The Last Battery you’ll Ever Buy.
World news Monday, February 13th, 2012In 1901 Thomas Edison developed an electric vehicle battery with a 50 year life span, low toxicity and better energy density than today’s lead acid batteries. Few companies were and are interested in marketing a battery that never wore out. For this reason lead acid batteries took over the market. Lead acid batteries have an expiration date. Edison’s nickel iron batteries do not. Many of his batteries that were more than 70 years old were still producing full capacity. The Royal BC Museum in Canada houses a 1912 Detroit Electric car with its nickel iron still functioning, 100 years later.
Thomas Edison spent $3.5 million between 1903 and 1910 perfecting his nickel iron battery. It was half the weight of lead acid batteries and had twice the energy density. His electric cars were demonstrably superior to the competition that were powered at the time by what we today know as Exide batteries. Thomas Edison’s nickel iron battery was used as the energy source for the Detroit Electric and Baker Electric vehicles. A 50 volt nickel–iron battery was the main power supply in the World War II German V2 rocket.

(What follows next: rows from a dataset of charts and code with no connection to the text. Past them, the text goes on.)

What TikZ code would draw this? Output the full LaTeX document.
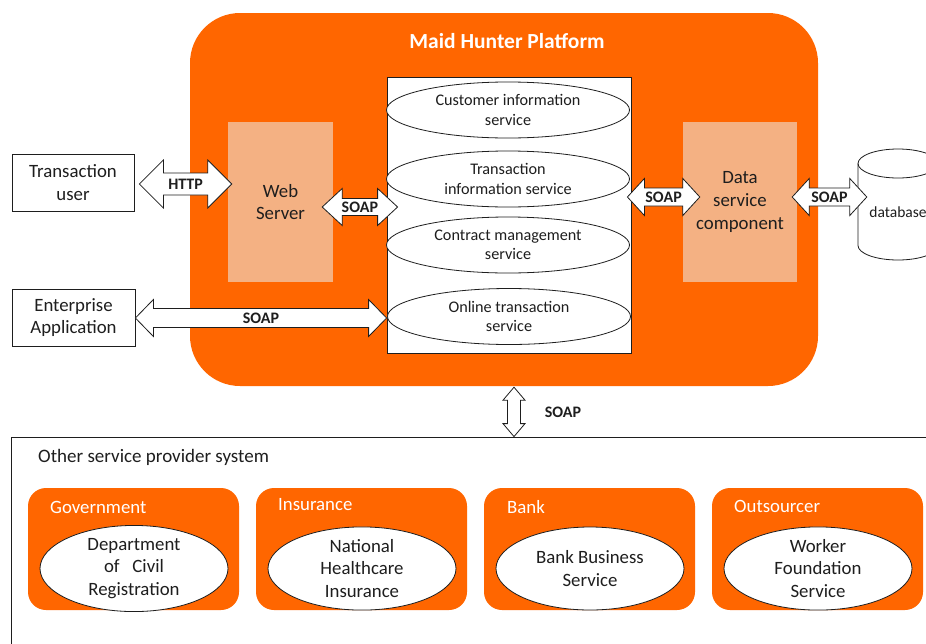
\documentclass[tikz,border=0pt]{standalone}
\usepackage{fontspec}
\setmainfont{Carlito}
\usetikzlibrary{calc,shapes.geometric}

\definecolor{mhorange}{RGB}{255,102,0}
\definecolor{mhlight}{RGB}{244,177,131}
\definecolor{ink}{RGB}{30,30,30}

% Horizontal two-headed block arrow with a label in its shaft.
% #1 left tip, #2 right tip, #3 y of the axis, #4 shaft half-height,
% #5 head half-height, #6 head length, #7 label, #8 label node name
\newcommand\hblock[8]{%
  \draw[blockarrow] let \p1=(#1), \p2=(#2), \p3=(0,#3) in
    (\x1,\y3) -- (\x1+#6pt,\y3+#5pt) -- (\x1+#6pt,\y3+#4pt)
    -- (\x2-#6pt,\y3+#4pt) -- (\x2-#6pt,\y3+#5pt) -- (\x2,\y3)
    -- (\x2-#6pt,\y3-#5pt) -- (\x2-#6pt,\y3-#4pt)
    -- (\x1+#6pt,\y3-#4pt) -- (\x1+#6pt,\y3-#5pt) -- cycle
    ({0.5*\x1+0.5*\x2},\y3) node[soaplabel] (#8) {#7};%
}

\begin{document}
\begin{tikzpicture}[x=1pt,y=-1pt,
  boxtext/.style={font=\fontsize{18.8}{22.8}\selectfont, text=ink, align=center},
  svctext/.style={font=\fontsize{16.2}{19.5}\selectfont, text=ink, align=center},
  soaplabel/.style={font=\bfseries\fontsize{16}{19}\selectfont, text=ink, inner sep=0pt},
  outerbox/.style={draw=ink, fill=white, line width=0.8pt, inner sep=0pt, boxtext},
  compbox/.style={fill=mhlight, inner sep=0pt, boxtext},
  svc/.style={ellipse, draw=ink, fill=white, line width=0.8pt, inner sep=0pt,
    minimum width=243pt, minimum height=56pt, svctext},
  group/.style={fill=mhorange, rounded corners=18pt, inner sep=0pt,
    minimum width=211pt, minimum height=122pt},
  grouplabel/.style={anchor=west, text=white, inner sep=0pt,
    font=\fontsize{18.8}{22}\selectfont},
  provider/.style={ellipse, draw=ink, fill=white, line width=0.8pt, inner sep=0pt,
    minimum width=188pt, minimum height=83pt, boxtext},
  blockarrow/.style={draw=ink, fill=white, line width=0.8pt, line join=miter}]

\useasboundingbox (0,0) rectangle (926,643);
\clip (0,0) rectangle (926,643);
\fill[white] (0,0) rectangle (926,643);

% Platform container
\node[fill=mhorange, rounded corners=50pt, inner sep=0pt,
      minimum width=628pt, minimum height=373pt] (platform) at (504,199.5) {};
\node[font=\bfseries\fontsize{21.5}{25}\selectfont, text=white] (ttl) at (507,41) {Maid Hunter Platform};

% Components inside the platform
\node[compbox, minimum width=105pt, minimum height=160pt] (web) at (280.5,202) {Web\\Server};
\node[compbox, minimum width=114pt, minimum height=160pt] (data) at (740,202) {Data\\service\\component};

% Service stack
\node[draw=ink, fill=white, line width=0.8pt, inner sep=0pt,
      minimum width=244pt, minimum height=276pt] (central) at (509,215) {};
\node[svc] (cis) at (508,110) {Customer information\\service};
\node[svc] (tis) at (508,179) {Transaction\\information service};
\node[svc] (cms) at (508,245) {Contract management\\service};
\node[svc] (ots) at (509,316.5) {Online transaction\\service};

% External clients
\node[outerbox, minimum width=122pt, minimum height=57pt] (tu) at (73,182.5) {Transaction\\user};
\node[outerbox, minimum width=123pt, minimum height=57pt] (ea) at (73.5,317.5) {Enterprise\\Application};

% Database cylinder
\filldraw[fill=white, draw=ink, line width=0.8pt]
  (858,163.5) -- (858,245.5) arc[start angle=180, end angle=0, x radius=40, y radius=14.5]
  -- (938,163.5) arc[start angle=0, end angle=-180, x radius=40, y radius=14.5] -- cycle;
\draw[ink, line width=0.8pt] (858,163.5) arc[start angle=180, end angle=0, x radius=40, y radius=14.5];
\node[inner sep=0pt, minimum width=80pt, font=\fontsize{15.5}{18}\selectfont, text=ink] (db) at (898,212) {database};

% Other service providers
\node[draw=ink, line width=0.8pt, inner sep=0pt,
      minimum width=929pt, minimum height=223pt] (others) at (475.5,548.5) {};
\node[anchor=west, inner sep=0pt, boxtext, font=\fontsize{19}{22}\selectfont] (othlbl) at (38,457) {Other service provider system};

\node[group] (gov) at (133.5,549) {};
\node[group] (ins) at (361.5,549) {};
\node[group] (bank) at (589.5,549) {};
\node[group] (outs) at (817.5,549) {};

\node[grouplabel] (govlbl) at (50,507) {Government};
\node[grouplabel] (inslbl) at (278,505) {Insurance};
\node[grouplabel] (banklbl) at (507,507) {Bank};
\node[grouplabel] (outslbl) at (734,506) {Outsourcer};

\node[provider] (dcr) at (134,568.5) {Department\\of\ \ \ Civil\\Registration};
\node[provider] (nhi) at (362,568.5) {National\\Healthcare\\Insurance};
\node[provider] (bbs) at (590,568.5) {Bank Business\\Service};
\node[provider] (wfs) at (818,568.5) {Worker\\Foundation\\Service};

% Block arrows between the parts
\hblock{$(tu.east)+(5,0)$}{$(web.west)+(4,0)$}{184}{11}{24}{24}{HTTP}{http}
\hblock{$(web.east)+(-11,0)$}{$(central.west)+(11,0)$}{207}{8.5}{18.5}{20}{SOAP}{soapa}
\hblock{ea.east}{central.west}{318}{9.5}{18.5}{18}{SOAP}{soapb}
\hblock{$(central.east)+(-4,0)$}{$(data.west)+(17,0)$}{197}{9}{18.5}{17}{SOAP}{soapc}
\hblock{$(data.east)+(-5,0)$}{$(db.west)+(9,0)$}{197}{9}{18.5}{17}{SOAP}{soapd}

% Vertical link from the platform down to the providers
\draw[blockarrow] let \p1=(platform.south), \p2=(others.north) in
  (514pt,\y1-1pt) -- (525pt,\y1-14pt) -- (520.5pt,\y1-14pt) -- (520.5pt,\y2+13pt)
  -- (525pt,\y2+13pt) -- (514pt,\y2) -- (503pt,\y2+13pt) -- (507.5pt,\y2+13pt)
  -- (507.5pt,\y1-14pt) -- (503pt,\y1-14pt) -- cycle;
\node[soaplabel] (soapv) at (563,412) {SOAP};

\end{tikzpicture}
\end{document}
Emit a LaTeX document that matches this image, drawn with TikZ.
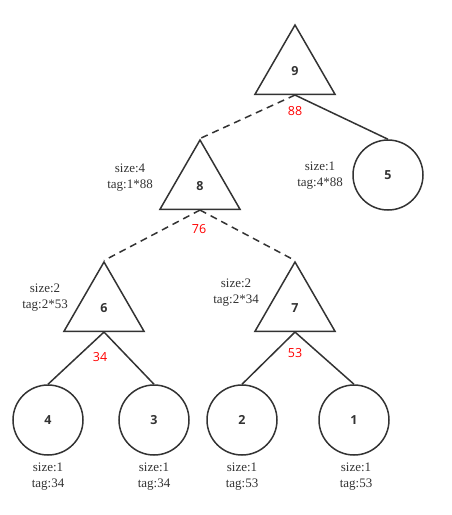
\documentclass[tikz,border=0pt]{standalone}
\usepackage{fontspec}
\setmainfont{Liberation Serif}
\setsansfont{Open Sans}
\usetikzlibrary{shapes.geometric}
\definecolor{stroke}{HTML}{333333}
\definecolor{lazyred}{HTML}{FF0000}

\begin{document}
\begin{tikzpicture}[
  x=1pt, y=-1pt,
  line width=1.5pt, draw=stroke, text=stroke,
  tri/.style={regular polygon, regular polygon sides=3, draw=stroke, minimum size=92.4pt, inner sep=0pt, font=\sffamily\bfseries\fontsize{12.5}{14}\selectfont},
  leaf/.style={circle, draw=stroke, minimum size=70pt, inner sep=0pt, font=\sffamily\bfseries\fontsize{12.5}{14}\selectfont},
  info/.style={align=center, inner sep=0pt, font=\fontsize{13}{16}\selectfont},
  lazy/.style={inner sep=0pt, text=lazyred, font=\sffamily\fontsize{12.5}{14}\selectfont},
  pushed/.style={dashed, dash pattern=on 7pt off 5pt},
]
\useasboundingbox (0,0) rectangle (451,515);
% inner segments
\node[tri] (t9) at (295,71.2) {9};
\node[tri] (t8) at (200,186.2) {8};
\node[tri] (t6) at (104,308.2) {6};
\node[tri] (t7) at (295,308.2) {7};
% leaves
\node[leaf] (c5) at (388,175) {5};
\node[leaf] (c4) at (48,420) {4};
\node[leaf] (c3) at (154,420) {3};
\node[leaf] (c2) at (242,420) {2};
\node[leaf] (c1) at (354,420) {1};
% lazy tags
\node[lazy] (w9) at (295,111) {88};
\node[lazy] (w8) at (199,229) {76};
\node[lazy] (w6) at (100,357) {34};
\node[lazy] (w7) at (295,353) {53};
% size / tag notes
\node[info] (s8) at (130,178) {size:4\\tag:1*88};
\node[info] (s5) at (320,176) {size:1\\tag:4*88};
\node[info] (s6) at (45,298) {size:2\\tag:2*53};
\node[info] (s7) at (236,293) {size:2\\tag:2*34};
\node[info] (s4) at (48,477) {size:1\\tag:34};
\node[info] (s3) at (154,477) {size:1\\tag:34};
\node[info] (s2) at (242,477) {size:1\\tag:53};
\node[info] (s1) at (356,477) {size:1\\tag:53};
% edges
\draw[pushed] (t9.side 2) -- (t8.corner 1);
\draw (t9.side 2) -- (c5.north);
\draw[pushed] (t8.side 2) -- (t6.corner 1);
\draw[pushed] (t8.side 2) -- (t7.corner 1);
\draw (t6.side 2) -- (c4.north);
\draw (t6.side 2) -- (c3.north);
\draw (t7.side 2) -- (c2.north);
\draw (t7.side 2) -- (c1.north);
\end{tikzpicture}
\end{document}
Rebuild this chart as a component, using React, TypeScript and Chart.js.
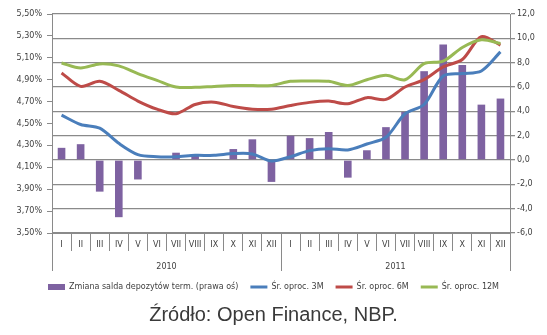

Edison’s batteries were made from about 1903 to 1972 by the Edison Storage Battery Company in East Orange, NJ. They were quite profitable for the company. In 1972 the battery company was sold to the Exide Battery Corporation, which discontinued making the battery in 1975.
Edison developed the nickel–iron battery to be the battery of choice for electric vehicles which were the preferred transportation mode in the early 1900s. Edison’s batteries had a significantly higher energy density than the lead–acid batteries in use at the time, and could be charged in half the time,
History has recorded that the electric car was built years before the gasoline combustion engine car. Electric automobiles held many speed and distance records. Among the most notable of these records was the breaking of the 100 km/h (62 mph) speed barrier, by Camille Jenatzy on April 29, 1899 in his ‘rocket-shaped’ electric vehicle Jamais Contente, which reached a top speed of 105.88 km/h (65.79 mph). http://en.wikipedia.org/wiki/La_Jamais_Contente
Two years earlier, in 1897, electric vehicles found their first commercial application in the U.S. as a fleet of electrical New York City taxis, built by the Electric Carriage and Wagon Company of Philadelphia.
The good news is that nickel iron battery production has now returned. You can now buy these batteries that never die at Iron Edison http://ironedison.com/ Their sales motto is “The Last Battery you’ll Ever Buy.”
The New York Times – October 16, 1910, “AUTOMOBILES COMPLETE LONG ENDURANCE RUN; Trip of 1000 Miles Including Mount Washington Climb Proves That Edison Battery Is No Longer a Myth.”